Reuters reports a possibly drone-launched U.S. missile striking an al Qaeda safehouse in North Waziristan on Monday. [1]
In addition to the story resembling a 2006 winter event reported by BBC News [5], the latest seems to have a run-up to it, with Voice of America reporting on the topic January, Dawn running AP coverage on the 29th, and USA Today and Reuters, top blogged citations for "U.S. strike Pakistan", continuing to raise the curtain.
In his classic on reporting war, The First Casualty, Phillip Knightly draws on Senator Hiram Johnson's epigrammatic statement of 1917, "The first casualty when war comes is truth" [6], for his professional skeptic's view of the matter from the "Charge of the Light Brigade" to the end of America's Vietnam era.
The same may apply here.
Elements repeated:
1. Denial of strike confirmation by both Pakistani and U.S. officials to this point;
2. On-the-ground reports of a white airplane flying over the area of the incident;
3. Resident claims that casualties were all civilian;
3a. Resident claims that armed men surrounded "a" or "the" burning house, preventing immediate inspection or / and, later, funeral attendance (suggesting casualties were other than local).

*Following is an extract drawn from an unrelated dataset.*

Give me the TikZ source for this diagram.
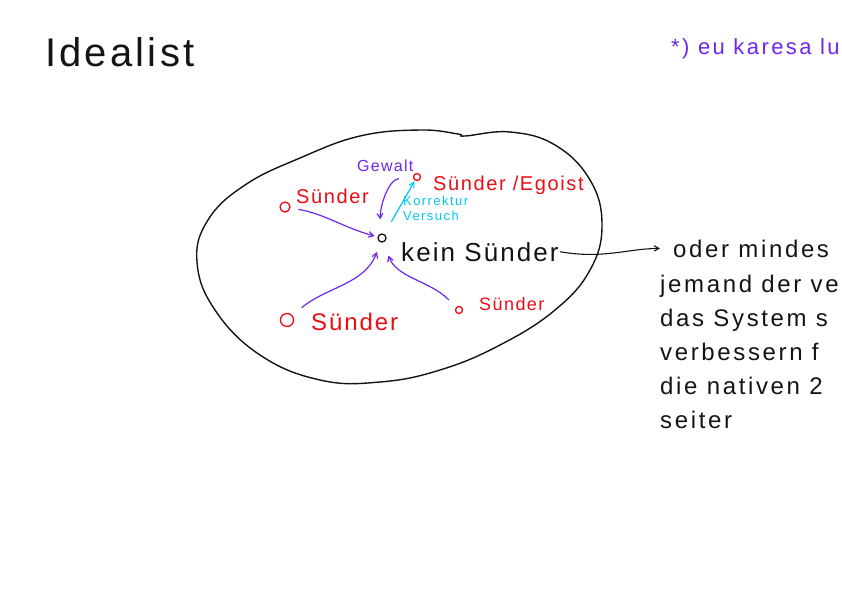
\documentclass[tikz,border=0pt]{standalone}
\usepackage{fontspec}
\setmainfont{Liberation Sans}
\newfontfamily\hand[LetterSpace=8]{Liberation Sans}
\newfontfamily\handweit[LetterSpace=11]{Liberation Sans}
\usetikzlibrary{arrows,positioning}
\definecolor{stift}{RGB}{20,20,20}
\definecolor{lila}{RGB}{112,38,236}
\definecolor{rot}{RGB}{236,12,20}
\definecolor{tuerkis}{RGB}{0,200,240}

\begin{document}
\begin{tikzpicture}[x=1pt,y=1pt,>=angle 60,
    punkt/.style={circle,draw=#1,line width=1.3pt,inner sep=0pt},
    pfeil/.style={->,line width=1.2pt,lila},
    schrift/.style={anchor=base west,inner sep=1pt,font=\hand\fontsize{#1}{#1}\selectfont}]
                \useasboundingbox (0,0) rectangle (842,-595);
                \clip (0,0) rectangle (842,-595);
                \node [schrift=40, stift] (titel) at (44,-66) {Idealist};
                \node [schrift=22, lila, font=\handweit\fontsize{22}{22}\selectfont] (fussnote) at (670,-54) {*) eu karesa lu};
                \draw [stift, line width=1.4pt] plot [smooth cycle, tension=0.7] coordinates {(465,-136) (510,-132) (555,-145) (590,-180) (602,-225) (590,-270) (555,-310) (500,-345) (440,-370) (380,-382) (320,-380) (260,-355) (215,-310) (197,-262) (208,-220) (245,-185) (300,-158) (360,-136) (420,-130) (458,-134)};
                \node [punkt=stift, minimum size=8pt] (kern) at (382,-238) {};
                \node [schrift=26, stift] (keinText) at (400,-261) {kein Sünder};
                \node [punkt=rot, minimum size=10pt] (s1) at (285,-207) {};
                \node [schrift=20, rot] (s1Text) at (295,-203) {Sünder};
                \node [punkt=rot, minimum size=7pt] (s2) at (417,-177) {};
                \node [schrift=20, rot] (s2Text) at (432,-190) {Sünder /Egoist};
                \node [punkt=rot, minimum size=13pt] (s3) at (287,-320) {};
                \node [schrift=24, rot] (s3Text) at (310,-330) {Sünder};
                \node [punkt=rot, minimum size=7pt] (s4) at (459,-310) {};
                \node [schrift=18, rot] (s4Text) at (478,-310) {Sünder};
                \node [schrift=16, lila] (gewalt) at (356,-171) {Gewalt};
                \node [anchor=north west, inner sep=1pt, align=left, tuerkis,
                       font=\handweit\fontsize{13}{15}\selectfont] (korrektur) at (402,-195) {Korrektur\\Versuch};
                \node [schrift=24, stift, font=\handweit\fontsize{24}{24}\selectfont] (oder) at (672,-257) {oder mindes};
                \node [anchor=north west, inner sep=0pt, align=left, stift,
                       font=\handweit\fontsize{24}{34}\selectfont] (notiz) at (660,-275)
                      {jemand der ve\\das System s\\verbessern f\\die nativen 2\\seiter};
                \draw [pfeil, shorten <=8pt, shorten >=3pt] (s1) to [out=-10, in=165] (kern);
                \draw [pfeil, shorten <=12pt, shorten >=10pt] (s3) to [out=40, in=-110] (kern);
                \draw [pfeil, shorten <=10pt, shorten >=14pt] (s4) to [out=135, in=-70] (kern);
                \draw [pfeil, shorten <=14pt, shorten >=14pt] (s2) to [out=185, in=95] (kern);
                \draw [->, line width=1.2pt, tuerkis, shorten <=14pt, shorten >=1pt] (kern) -- (s2);
                \draw [->, line width=1.1pt, stift, shorten >=12pt] (keinText.east) to [out=-10, in=180] (oder.west);
\end{tikzpicture}
\end{document}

It seems no one who isn't the press seems to like the press in any of the world's conflict zones, but this is one of those days where it would behoove state governments, tribes, and Al Qaeda to provide safe passage to journalists and let them report freely and at length the facts as they find them and from whatever position in the conflict.
Censorship and propaganda both produce universal mistrust of governments and media alike, and neither serve the promotion of freedom, if that is of interest to any given reader, or integrity, which should be of keen interest to political and religious leaders alike.
No reliable reportage: no reliable image of any sort of trustworthy reality for anyone, and that probably including defense intelligence entities all around.
Candor benefits everyone.
1. "U.S. missile strike in Pakistan hit al Qaeda nest." Reuters, January 31, 2008.
2. "Pakistanis protest U.S.; missile strike kills 12." USA Today, January 30, 2008.
3. Bowman, Michael. "Pakistan Rejects U.S. Plan to Strike Terrorists on its Soil." VOA, January 6, 2008.
5. "Pakistan rally against U.S. strike." BBC News, January 15, 2006.
6. Knightly, Phillip. The First Casualty. New York: Harcourt Brace Jovanovich, 1975.